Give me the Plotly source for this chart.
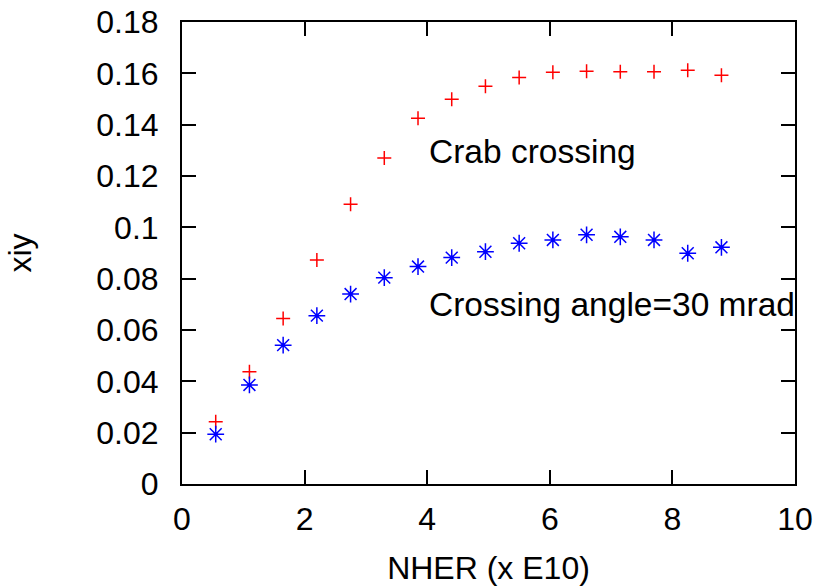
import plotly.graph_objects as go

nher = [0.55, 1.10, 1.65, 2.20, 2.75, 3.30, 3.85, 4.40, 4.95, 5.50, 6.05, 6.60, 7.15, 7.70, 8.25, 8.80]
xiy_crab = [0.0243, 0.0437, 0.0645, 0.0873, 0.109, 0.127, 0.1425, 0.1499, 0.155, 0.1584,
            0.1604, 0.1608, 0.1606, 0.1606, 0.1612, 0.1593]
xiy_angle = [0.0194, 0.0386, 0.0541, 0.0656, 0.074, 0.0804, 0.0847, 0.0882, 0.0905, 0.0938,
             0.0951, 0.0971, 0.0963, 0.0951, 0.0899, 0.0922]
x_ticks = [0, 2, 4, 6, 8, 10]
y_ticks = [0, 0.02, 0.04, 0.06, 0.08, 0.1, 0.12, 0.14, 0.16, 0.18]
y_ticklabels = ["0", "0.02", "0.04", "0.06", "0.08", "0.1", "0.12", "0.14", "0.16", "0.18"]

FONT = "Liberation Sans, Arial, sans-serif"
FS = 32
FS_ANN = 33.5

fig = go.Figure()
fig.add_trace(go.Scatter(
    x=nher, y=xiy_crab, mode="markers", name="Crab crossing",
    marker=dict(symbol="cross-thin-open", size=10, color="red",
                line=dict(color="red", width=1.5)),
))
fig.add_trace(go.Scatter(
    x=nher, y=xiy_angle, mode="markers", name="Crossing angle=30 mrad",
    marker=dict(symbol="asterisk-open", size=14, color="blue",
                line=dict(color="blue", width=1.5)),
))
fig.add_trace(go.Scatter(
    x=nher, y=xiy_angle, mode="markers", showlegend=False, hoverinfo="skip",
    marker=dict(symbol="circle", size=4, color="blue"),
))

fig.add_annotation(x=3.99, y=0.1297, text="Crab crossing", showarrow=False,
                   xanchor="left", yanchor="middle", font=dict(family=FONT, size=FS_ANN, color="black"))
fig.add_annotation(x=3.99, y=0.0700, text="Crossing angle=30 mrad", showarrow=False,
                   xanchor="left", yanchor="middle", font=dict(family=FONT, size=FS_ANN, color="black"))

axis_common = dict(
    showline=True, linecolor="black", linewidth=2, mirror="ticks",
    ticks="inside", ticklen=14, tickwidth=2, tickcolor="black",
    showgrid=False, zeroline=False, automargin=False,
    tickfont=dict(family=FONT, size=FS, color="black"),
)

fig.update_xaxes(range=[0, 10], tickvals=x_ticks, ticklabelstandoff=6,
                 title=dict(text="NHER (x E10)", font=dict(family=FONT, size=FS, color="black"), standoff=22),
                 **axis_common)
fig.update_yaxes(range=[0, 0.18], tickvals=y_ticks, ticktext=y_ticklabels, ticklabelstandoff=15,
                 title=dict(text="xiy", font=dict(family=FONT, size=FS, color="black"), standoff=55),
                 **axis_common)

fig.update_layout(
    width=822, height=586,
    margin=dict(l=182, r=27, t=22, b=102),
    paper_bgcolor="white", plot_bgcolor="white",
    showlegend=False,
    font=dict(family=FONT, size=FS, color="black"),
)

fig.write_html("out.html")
■ ■ ■
### What needs to be done
Your task is to reproduce exactly the lines from the start of the data above through the line containing "FS_ANN = 33.5", leaving every picture out.

### Exercise response
Give me the Plotly source for this chart.
import plotly.graph_objects as go

nher = [0.55, 1.10, 1.65, 2.20, 2.75, 3.30, 3.85, 4.40, 4.95, 5.50, 6.05, 6.60, 7.15, 7.70, 8.25, 8.80]
xiy_crab = [0.0243, 0.0437, 0.0645, 0.0873, 0.109, 0.127, 0.1425, 0.1499, 0.155, 0.1584,
            0.1604, 0.1608, 0.1606, 0.1606, 0.1612, 0.1593]
xiy_angle = [0.0194, 0.0386, 0.0541, 0.0656, 0.074, 0.0804, 0.0847, 0.0882, 0.0905, 0.0938,
             0.0951, 0.0971, 0.0963, 0.0951, 0.0899, 0.0922]
x_ticks = [0, 2, 4, 6, 8, 10]
y_ticks = [0, 0.02, 0.04, 0.06, 0.08, 0.1, 0.12, 0.14, 0.16, 0.18]
y_ticklabels = ["0", "0.02", "0.04", "0.06", "0.08", "0.1", "0.12", "0.14", "0.16", "0.18"]

FONT = "Liberation Sans, Arial, sans-serif"
FS = 32
FS_ANN = 33.5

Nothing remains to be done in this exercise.